Ssekitoleko, who was scheduled to fly back to Uganda on July 20, after failing to qualify for the Games, was last seen at a local station near his delegation’s hotel in the city of Izumisano on Friday. City officials said the Olympic hopeful bought a bullet train ticket to Nagoya, about two hours away from where the Ugandan team was staying.
Officials first noticed Ssekitoleko’s absence when they went to his hotel around noon on Friday to receive a COVID-19 test sample, Kyodo News reported. Earlier that morning, the athlete answered a phone call from an official in Uganda and said he was not in a situation to talk.
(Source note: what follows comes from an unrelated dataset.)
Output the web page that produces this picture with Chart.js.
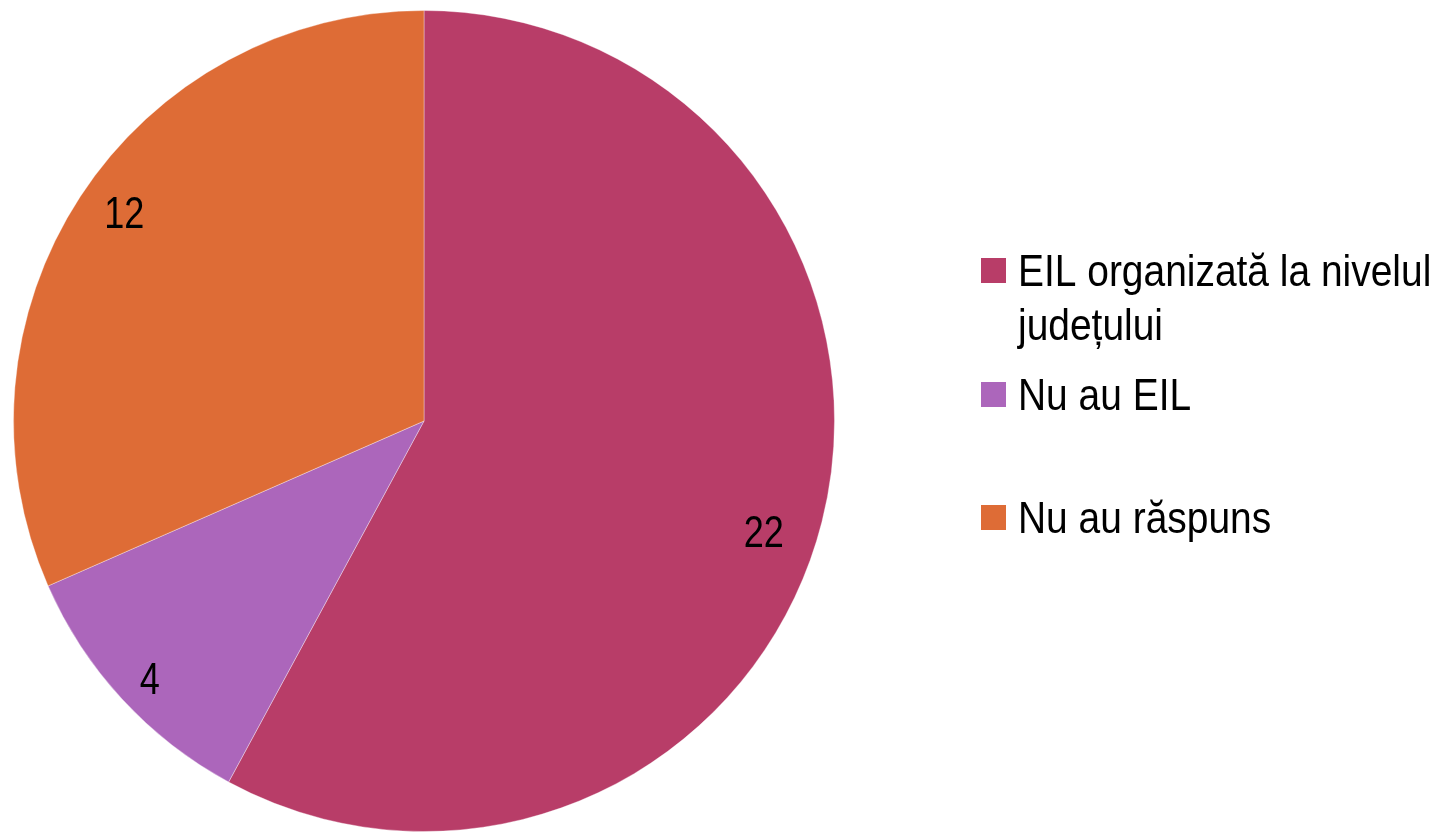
<!DOCTYPE html>
<html>
<head>
<meta charset="utf-8">
<script src="https://cdn.jsdelivr.net/npm/chart.js@4.4.1/dist/chart.umd.min.js"></script>
<style>
    html, body { margin: 0; padding: 0; background: #ffffff; }
    #wrap { position: relative; width: 1439px; height: 832px; }
</style>
</head>
<body>
<div id="wrap"><canvas id="pieChart"></canvas></div>
<script>
// chart data
const categories = ["EIL organizată la nivelul județului", "Nu au EIL", "Nu au răspuns"];
const legendLines = [["EIL organizată la nivelul", "județului"], ["Nu au EIL"], ["Nu au răspuns"]];
const counts = [22, 4, 12];
const sliceColors = ["#B83D68", "#AC66BB", "#DE6C36"];

// no narrow font installed, so the regular one is squeezed horizontally
const FONT = "'Liberation Sans', Arial, sans-serif";

function narrowText(ctx, text, x, y, align, sx) {
    ctx.save();
    ctx.translate(x, y);
    ctx.scale(sx, 1);
    ctx.textAlign = align;
    ctx.fillText(text, 0, 0);
    ctx.restore();
}

document.addEventListener("DOMContentLoaded", function () {
    // numbers inside the slices
    const sliceLabels = {
        id: "sliceLabels",
        afterDatasetsDraw(chart, args, opts) {
            const ctx = chart.ctx;
            const meta = chart.getDatasetMeta(0);
            ctx.save();
            ctx.font = "44px " + FONT;
            ctx.fillStyle = "#000000";
            ctx.textBaseline = "alphabetic";
            meta.data.forEach(function (arc, i) {
                const p = arc.getProps(["x", "y", "startAngle", "endAngle", "outerRadius"], true);
                const place = opts.place[i];
                const mid = (p.startAngle + p.endAngle) / 2 + place.da * Math.PI / 180;
                const r = p.outerRadius * place.r;
                const cx = p.x + Math.cos(mid) * r;
                const cy = p.y + Math.sin(mid) * r;
                narrowText(ctx, String(counts[i]), cx, cy + 16, "center", 0.82);
            });
            ctx.restore();
        }
    };

    // legend on the right, square markers
    const sideLegend = {
        id: "sideLegend",
        afterDraw(chart) {
            const ctx = chart.ctx;
            const left = 981, box = 25, textX = 1018, lineH = 54;
            const baselines = [286, 410, 533]; // first baseline of each entry
            ctx.save();
            ctx.font = "45px " + FONT;
            ctx.textBaseline = "alphabetic";
            legendLines.forEach(function (lines, i) {
                ctx.fillStyle = sliceColors[i];
                ctx.fillRect(left, baselines[i] - 28, box, box);
                ctx.fillStyle = "#000000";
                lines.forEach(function (t, j) {
                    narrowText(ctx, t, textX, baselines[i] + j * lineH, "left", 0.865);
                });
            });
            ctx.restore();
        }
    };

    const canvas = document.getElementById("pieChart");
    canvas.chart = new Chart(canvas.getContext("2d"), {
        type: "pie",
        data: {
            labels: categories,
            datasets: [{
                data: counts,
                backgroundColor: sliceColors,
                borderColor: "rgba(255,255,255,0.35)",
                borderWidth: 1
            }]
        },
        options: {
            responsive: false,
            animation: false,
            layout: {
                padding: { top: 10, left: 13, right: 604, bottom: 0 }
            },
            plugins: {
                legend: { display: false },
                tooltip: { enabled: false },
                title: { display: false },
                sliceLabels: {
                    // radius fraction and angle shift (deg) of each value label
                    place: [{ r: 0.87, da: 3.7 }, { r: 0.915, da: -0.5 }, { r: 0.89, da: 1.7 }]
                }
            }
        },
        plugins: [sliceLabels, sideLegend]
    });
});
</script>
<script>
    // fixed canvas size before the chart is built
    const c = document.getElementById("pieChart");
    c.width = 1439; c.height = 832;
    c.style.width = "1439px"; c.style.height = "832px";
</script>
</body>
</html>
About half an hour after hanging up the call with the official, the weightlifter bought a train ticket to Nagoya. According to government data, about 150 Ugandan people were living in the area of Nagoya as of late last year.
Three years ago, Ssekitoleko competed in the men’s 56kg weightlifting final at the 2018 Commonwealth Games in Gold Coast, Australia and finished 10th. Two Ugandan athletes, along with others from Rwanda and Cameroon, disappeared during those games. A pair of rugby players from Uganda also went missing during the 2014 Commonwealth Games in Glasgow, Scotland, BBC reported.
The 2021 Ugandan Olympic delegation, which includes nine members, arrived in Japan on July 7 and completed a mandatory quarantine. One member of the delegation, a 50-year-old person, tested positive for the Delta variant upon arriving at the airport. Another member tested positive after the team traveled to Izumisano.
Beatrice Ayikoru, the chef de mission of the Ugandan delegation, said the team is cooperating with local authorities to locate Ssekitoleko.
“We, during our regular team briefings both in Uganda and in Japan, emphasized inter alia the need to respect the immigration regulations of Japan and not opt to leave the camp without authorization,” Ayikoru told Kyodo News.
According to Human Rights Watch, Uganda recently held elections and declared President Yoweri Museveni, who has been in power since 1986, as the winner. The election was followed by violence, with security forces arresting journalists and killing protestors. Human Rights Watch said many Ugandans are still facing torture and violations of basic rights.